In our group discussion during class I brought up the idea of costuming and staging in The Tempest, especially the feast scene where a table full of food disappears from before Alonso and company and there are misshapen spirits and fantastical beings. I was wondering how they would have accomplished these things in the Renaissance and how the production we are going to see this weekend might do it differently. I didn't do much research because I wanted to use this blog a bit creatively and focus more on how I think it could be done.
The stage directions for the banquet read:
Thunder and lightning. Enter Ariel like a harpy, claps his wings upon the table, and, with a quaint device, the banquet vanishes.

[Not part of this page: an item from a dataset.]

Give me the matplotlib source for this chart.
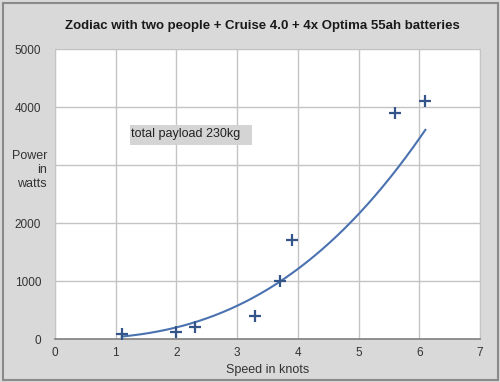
import numpy as np
import matplotlib
matplotlib.use("Agg")
import matplotlib.pyplot as plt
from matplotlib.patches import Rectangle

plt.rcParams['font.family'] = ['Liberation Sans', 'DejaVu Sans']

speed = [1.1, 2.0, 2.3, 3.3, 3.7, 3.9, 5.6, 6.1]
power = [80, 120, 200, 400, 1000, 1700, 3900, 4100]
x_ticks = [0, 1, 2, 3, 4, 5, 6, 7]
y_ticks = [0, 1000, 2000, 3000, 4000, 5000]
y_tick_labels = ['0', '1000', '2000', '', '4000', '5000']

W, H = 500, 382
fig = plt.figure(figsize=(W/100, H/100), dpi=100)
fig.patch.set_facecolor('#d9d9d9')
fig.patches.append(Rectangle((2.5/W, 2.5/H), (W-5)/W, (H-5)/H, transform=fig.transFigure,
                             fill=False, edgecolor='#8a8a8a', linewidth=1.5))

ax = fig.add_axes([55/W, 1-339/H, (480-55)/W, (339-49)/H])
ax.set_facecolor('white')

# power-law trendline fitted to data
lx, ly = np.log(speed), np.log(power)
b, lna = np.polyfit(lx, ly, 1)
xs = np.linspace(min(speed), max(speed), 200)
ax.plot(xs, np.exp(lna) * xs**b, color='#4a72b0', linewidth=1.5, zorder=3)
ax.plot(speed, power, linestyle='none', marker='+', markersize=9, markeredgewidth=1.6,
        color='#34558a', zorder=4)

ax.set_xlim(0, 7)
ax.set_ylim(0, 5000)
ax.set_xticks(x_ticks)
ax.set_yticks(y_ticks)
ax.set_yticklabels(y_tick_labels)
ax.grid(True, color='#c4c4c4', linewidth=1)
ax.set_axisbelow(True)
ax.tick_params(length=0, labelsize=8.5, colors='#333333')
ax.tick_params(axis='x', pad=6)
ax.tick_params(axis='y', pad=10)
for s in ['left', 'top', 'right']:
    ax.spines[s].set_color('#c4c4c4')
ax.spines['bottom'].set_color('#808080')
ax.spines['bottom'].set_linewidth(1.2)

fig.text(262/W, 1-26/H, 'Zodiac with two people + Cruise 4.0 + 4x Optima 55ah batteries',
         ha='center', va='center', fontsize=9.5, fontweight='bold', color='#1a1a1a')
ax.set_xlabel('Speed in knots', fontsize=9, color='#333333', labelpad=3)
fig.text(47/W, 1-170/H, 'Power\nin\nwatts', ha='right', va='center', fontsize=9,
         color='#333333', linespacing=1.25)

fig.patches.append(Rectangle((130/W, 1-145/H), (252-130)/W, 20/H, transform=fig.transFigure,
                             facecolor='#d4d4d4', edgecolor='none', zorder=5))
fig.text(131/W, 1-134/H, 'total payload 230kg', ha='left', va='center', fontsize=9,
         color='#222222', zorder=6)

fig.savefig('out.png', dpi=100, facecolor=fig.get_facecolor())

In class, we talked about possibly having the table full of food lifted up into the air and out of view. That's possible for a production today, but in the Renaissance the typical place for these performances was the Globe Theatre, which is outdoors, and has no roof to hoist a table up to. For Shakespeare's time I picture someone out of sight making loud banging noises for thunder as shadows were made in whatever lighting they had to represent lightning. There could have been a long, thin table, so that the feast could appear large and appetizing. The table could be stationed over the trapdoor so that when Ariel hits it with his wings it folds in the middle and falls down through the trapdoor and out of sight.
There are many other ways it could have been done. The only thing we get from the text is that a "quaint device" was used. My footnotes indicate that the word quaint meant something different in those days, and that it was some sort of mechanism or person designed to make the banquet disappear with a blend of "imagination, skill, and elegance."

When the spirits and strange beings perform, we get these descriptions from the text:
Enter several strange shapes.
"Who would believe that there were mountaineers,
Dewlapped like bulls, whose throats had hanging at 'em
Wallets of flesh, or that there were such men
Whose heads stood in their breasts" -Gonzalo
There's more description here than there are with many other fantastical things in The Tempest, which potentially makes it harder for productions to live up the Gonzalo's words and Shakespeare's original plan for this play. With this I am mostly curious to see if the production we go to this weekend will include these people with heads in their breasts and fleshy throats, or if they will simplify the spirits for convenience's sake. I hope they keep it in, because I am really curious to see how it would be done.
I know I don't have much experience in planning and creating things like this, I've always been on the observer side of things. So I could use your input. How do you think people from the Renaissance could have pulled this off and made it a thing of spectacle without any kind of modern special effects? And what are you hoping to see this weekend?